"The early petascale results indicate that Jaguar will continue to accelerate the Department of Energy's mission of breakthrough science," said Jeff Nichols, ORNL's associate laboratory director for computing and computational sciences. "With increased computational capability, the scientific research community is able to obtain results faster, understand better the complexities involved, and provide critical information to policy-makers."
Hack, a leading climate modeler, concurs. "The speed and power of petascale computing enables researchers to explore increased complexity in dynamic systems," he said. As an example he cited the world's first continuous simulation showing abrupt climate change, led by scientists at the University of Wisconsin and the National Center for Atmospheric Research. Run on Jaguar earlier this year, the computer's speed made it possible to publish the results by July in Science.
Through the Innovative and Novel Computational Impact on Theory and Experiment (INCITE) program, DOE's leadership computing facilities at Oak Ridge and Argonne national laboratories will employ a competitive peer review process to allocate researchers 1.6 billion processor hours in 2010. In 2009 the Oak Ridge Leadership Computing Facility allocated 470 million processor hours on Jaguar through the INCITE program.
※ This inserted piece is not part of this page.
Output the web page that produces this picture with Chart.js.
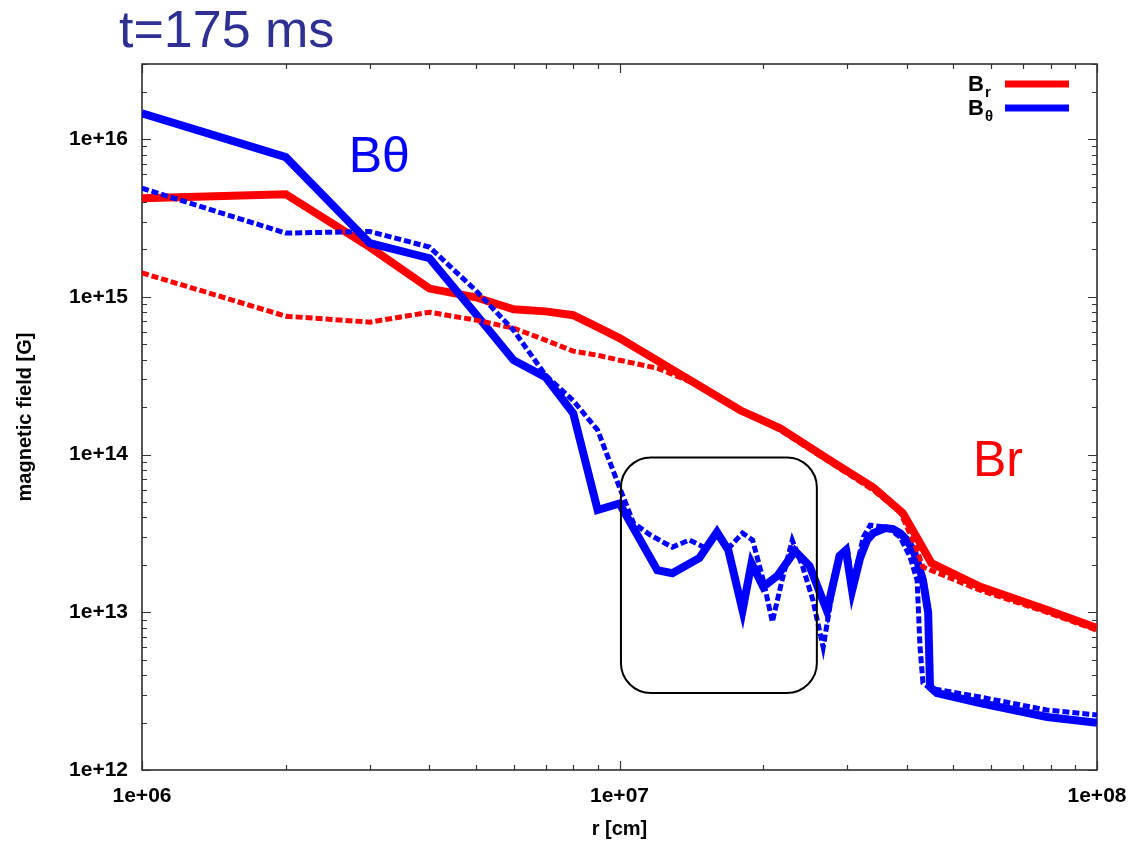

Scientists in industry, academia, and government have requested more than 2 billion processor hours on Jaguar for 2010. The six-core upgrade on Jaguar will enable Oak Ridge to allocate 1 billion processor hours. Equipped with unprecedented computer power, materials scientists can simulate superconducting materials and magnetic nanoparticles with greater realism. Climate scientists can improve accuracy, resolution, and complexity of Earth system models, and physicists can simulate quarks and explore masses, decays, and other properties of the fundamental constituents of matter.